Written task:
The listing beneath should be written out in full, exactly as shown.

Material provided:

....................

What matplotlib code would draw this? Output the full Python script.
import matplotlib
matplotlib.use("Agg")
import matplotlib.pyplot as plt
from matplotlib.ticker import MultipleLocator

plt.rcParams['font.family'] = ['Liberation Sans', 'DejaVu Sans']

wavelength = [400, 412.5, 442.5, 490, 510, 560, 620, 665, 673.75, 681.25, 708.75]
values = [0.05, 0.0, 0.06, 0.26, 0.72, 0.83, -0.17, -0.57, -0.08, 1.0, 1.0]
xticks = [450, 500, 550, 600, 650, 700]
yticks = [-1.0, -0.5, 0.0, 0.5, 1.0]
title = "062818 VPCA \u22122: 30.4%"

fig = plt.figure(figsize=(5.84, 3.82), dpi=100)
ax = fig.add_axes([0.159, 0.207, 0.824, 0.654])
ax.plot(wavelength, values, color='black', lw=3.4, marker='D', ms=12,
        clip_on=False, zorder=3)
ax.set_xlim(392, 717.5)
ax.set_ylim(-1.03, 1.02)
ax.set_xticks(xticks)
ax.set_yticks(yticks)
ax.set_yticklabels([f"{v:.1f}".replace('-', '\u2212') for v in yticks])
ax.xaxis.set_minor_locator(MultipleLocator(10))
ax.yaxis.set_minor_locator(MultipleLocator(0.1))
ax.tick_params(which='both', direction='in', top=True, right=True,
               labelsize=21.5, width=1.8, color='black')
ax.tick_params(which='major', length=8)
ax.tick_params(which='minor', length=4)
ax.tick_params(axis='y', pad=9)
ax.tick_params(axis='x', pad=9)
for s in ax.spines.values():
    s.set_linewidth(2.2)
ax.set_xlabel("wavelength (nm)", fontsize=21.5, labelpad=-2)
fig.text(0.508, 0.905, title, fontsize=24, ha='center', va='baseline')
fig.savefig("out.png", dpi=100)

....................

Exercise response:
What matplotlib code would draw this? Output the full Python script.
import matplotlib
matplotlib.use("Agg")
import matplotlib.pyplot as plt
from matplotlib.ticker import MultipleLocator

plt.rcParams['font.family'] = ['Liberation Sans', 'DejaVu Sans']

wavelength = [400, 412.5, 442.5, 490, 510, 560, 620, 665, 673.75, 681.25, 708.75]
values = [0.05, 0.0, 0.06, 0.26, 0.72, 0.83, -0.17, -0.57, -0.08, 1.0, 1.0]
xticks = [450, 500, 550, 600, 650, 700]
yticks = [-1.0, -0.5, 0.0, 0.5, 1.0]
title = "062818 VPCA \u22122: 30.4%"

fig = plt.figure(figsize=(5.84, 3.82), dpi=100)
ax = fig.add_axes([0.159, 0.207, 0.824, 0.654])
ax.plot(wavelength, values, color='black', lw=3.4, marker='D', ms=12,
        clip_on=False, zorder=3)
ax.set_xlim(392, 717.5)
ax.set_ylim(-1.03, 1.02)
ax.set_xticks(xticks)
ax.set_yticks(yticks)
ax.set_yticklabels([f"{v:.1f}".replace('-', '\u2212') for v in yticks])
ax.xaxis.set_minor_locator(MultipleLocator(10))
ax.yaxis.set_minor_locator(MultipleLocator(0.1))
ax.tick_params(which='both', direction='in', top=True, right=True,
               labelsize=21.5, width=1.8, color='black')
ax.tick_params(which='major', length=8)
ax.tick_params(which='minor', length=4)
ax.tick_params(axis='y', pad=9)
ax.tick_params(axis='x', pad=9)
for s in ax.spines.values():
    s.set_linewidth(2.2)
ax.set_xlabel("wavelength (nm)", fontsize=21.5, labelpad=-2)
fig.text(0.508, 0.905, title, fontsize=24, ha='center', va='baseline')
fig.savefig("out.png", dpi=100)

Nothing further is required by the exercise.